3 -- Speculators help smooth out volatility and crushing them would make oil prices less reliable.

This one's too silly to even challenge. Before the explosion of "liquidity" from high-frequency algorithms, hedge fund programs, investment bank trade and institutional and retail investment, volatility was a fraction of where it is today. Believe me, I've been trading oil for 25 years -- no one EVER complained of a lack of liquidity before 2005, and everyone with a legitimate interest in real oil hedging managed to get whatever they needed to do done. And oil never moved two dollars a day, which it does regularly now.

4 -- Attacking speculators is an attack of floor traders, just regular joes trying to make a living.

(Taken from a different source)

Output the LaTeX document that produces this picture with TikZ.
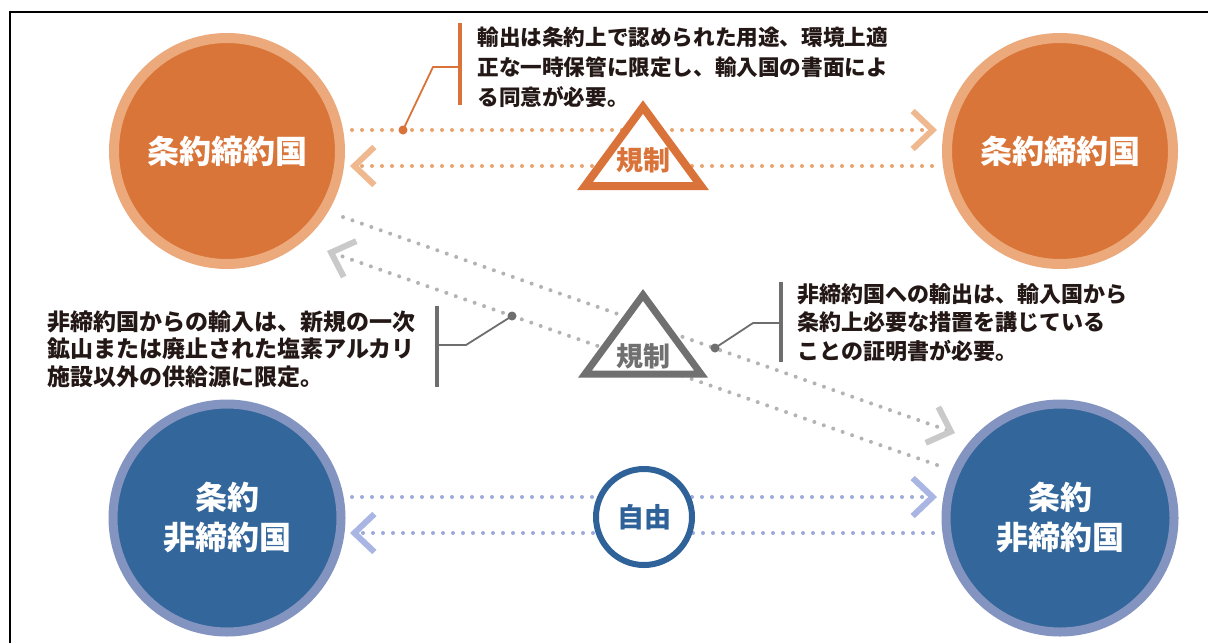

Please, the game has moved so far past us now -- we've got nothing to do with what oil trade is about anymore and haven't had any influence (if we ever did), since about 2003. The oil game is overrun with IB desks, hedge funders, long/short punters, algos, HFT's and private trade houses like Vitol, Trafigura and Glencore. And yes, Virginia -- fraud can happen: We've forgotten too quickly about such stellar examples as Enron and Amaranth.

These are not the guys that anyone should look to protect. They absolutely jack up the prices of oil that you and I are forced to pay at the pumps. But they are the beneficiaries of the continued defense of the broken oil markets as they are today. We haven't made much progress.